TORONTO (Reuters) - Canada’s Hydro One [HYDRO.UL] drew buying interest from some pension funds that covet such assets, but an initial public offering of the electricity distributor was always the government’s preferred option, Ontario’s finance minister said on Monday.
The IPO, which is expected to close later this week, is set to raise up to C$1.83 billion ($1.4 billion) for Canada’s most populous province, which is only selling a roughly 15 percent stake in the utility.
“If the pension funds had their way, the broadening of the ownership structure in Hydro One wouldn’t have occurred, because they wanted to take it all,” Finance Minister Charles Sousa told media on the sidelines of the P3 2015 investment conference in Toronto.
The privatization of the utility will allow the province to fund transportation infrastructure projects, including public transit, bridges and highways, the government has stated.
“We see the value in ensuring there’s broad ownership,” said Sousa.

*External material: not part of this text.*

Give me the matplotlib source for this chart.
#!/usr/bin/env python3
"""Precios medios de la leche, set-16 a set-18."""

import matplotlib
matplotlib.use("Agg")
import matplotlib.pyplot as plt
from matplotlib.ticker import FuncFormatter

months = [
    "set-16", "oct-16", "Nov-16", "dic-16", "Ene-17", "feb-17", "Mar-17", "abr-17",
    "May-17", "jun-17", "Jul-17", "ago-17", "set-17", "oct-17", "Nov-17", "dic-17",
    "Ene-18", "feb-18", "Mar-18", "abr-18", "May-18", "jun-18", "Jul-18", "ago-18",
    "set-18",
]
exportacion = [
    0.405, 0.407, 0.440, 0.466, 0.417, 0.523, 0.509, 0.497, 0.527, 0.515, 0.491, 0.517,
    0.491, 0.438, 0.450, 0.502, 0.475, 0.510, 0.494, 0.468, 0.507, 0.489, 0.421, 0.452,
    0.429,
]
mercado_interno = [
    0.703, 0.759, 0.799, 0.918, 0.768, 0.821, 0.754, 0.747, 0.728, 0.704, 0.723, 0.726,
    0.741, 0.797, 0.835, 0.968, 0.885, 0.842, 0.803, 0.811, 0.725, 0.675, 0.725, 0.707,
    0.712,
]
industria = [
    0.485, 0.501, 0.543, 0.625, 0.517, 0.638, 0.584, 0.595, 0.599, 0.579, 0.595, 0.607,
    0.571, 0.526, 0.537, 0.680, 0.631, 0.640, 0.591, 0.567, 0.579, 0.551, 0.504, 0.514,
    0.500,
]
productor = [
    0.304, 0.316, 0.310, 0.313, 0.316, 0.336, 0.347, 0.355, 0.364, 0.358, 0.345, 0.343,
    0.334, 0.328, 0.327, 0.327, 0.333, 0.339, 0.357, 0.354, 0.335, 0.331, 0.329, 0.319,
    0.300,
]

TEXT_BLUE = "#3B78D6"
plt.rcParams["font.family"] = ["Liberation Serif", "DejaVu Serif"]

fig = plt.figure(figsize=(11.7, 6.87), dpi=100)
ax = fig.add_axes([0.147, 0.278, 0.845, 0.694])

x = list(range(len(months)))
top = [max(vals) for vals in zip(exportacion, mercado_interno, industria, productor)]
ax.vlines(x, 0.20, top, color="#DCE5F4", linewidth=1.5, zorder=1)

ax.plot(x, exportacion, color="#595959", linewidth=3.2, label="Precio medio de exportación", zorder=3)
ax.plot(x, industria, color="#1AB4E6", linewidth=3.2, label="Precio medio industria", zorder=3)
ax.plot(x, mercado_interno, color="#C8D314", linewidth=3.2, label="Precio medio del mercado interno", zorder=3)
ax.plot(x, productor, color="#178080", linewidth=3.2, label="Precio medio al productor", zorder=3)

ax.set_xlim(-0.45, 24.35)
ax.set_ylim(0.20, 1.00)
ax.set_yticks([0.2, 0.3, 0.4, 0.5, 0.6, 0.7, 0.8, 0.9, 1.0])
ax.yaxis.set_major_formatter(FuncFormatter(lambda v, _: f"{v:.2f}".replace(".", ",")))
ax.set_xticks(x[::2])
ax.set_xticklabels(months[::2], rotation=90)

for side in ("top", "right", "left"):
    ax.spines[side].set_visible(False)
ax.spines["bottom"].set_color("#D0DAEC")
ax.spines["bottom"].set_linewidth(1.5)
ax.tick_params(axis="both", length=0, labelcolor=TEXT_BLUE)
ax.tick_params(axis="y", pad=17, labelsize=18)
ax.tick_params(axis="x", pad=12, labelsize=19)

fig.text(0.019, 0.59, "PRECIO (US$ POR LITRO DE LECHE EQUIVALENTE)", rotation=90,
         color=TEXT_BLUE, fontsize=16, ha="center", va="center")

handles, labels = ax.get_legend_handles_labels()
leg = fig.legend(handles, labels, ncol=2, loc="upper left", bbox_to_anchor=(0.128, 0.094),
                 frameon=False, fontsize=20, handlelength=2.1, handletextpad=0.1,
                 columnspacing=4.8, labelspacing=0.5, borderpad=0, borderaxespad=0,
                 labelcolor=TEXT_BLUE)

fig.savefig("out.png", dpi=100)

Detractors of the plan have questioned the wisdom of selling a stake in the asset that is a cash cow for the province, but the government has said it believes the public benefits even further from broadening the ownership as Hydro One as it will create a stronger-performing and more customer service-focused company.
Hydro One shares priced near the top-end of their expected pricing range, making the IPO one of the largest in Canadian history.
The stock is set to list on the Toronto Stock Exchange under the ticker symbol “H”, and begin trading on Nov. 5.
During the drawn-out IPO exploration process, however, Sousa said the government attracted “lots of interest” from pension funds interested in buying out the asset.
Canadian funds like the Canada Pension Plan Investment Board and its peers like the Ontario Teachers’ Pension Plan and Caisse de dépôt et placement du Québec have been among the world’s most active dealmakers in recent years, making major bets in sectors like energy, infrastructure and real estate.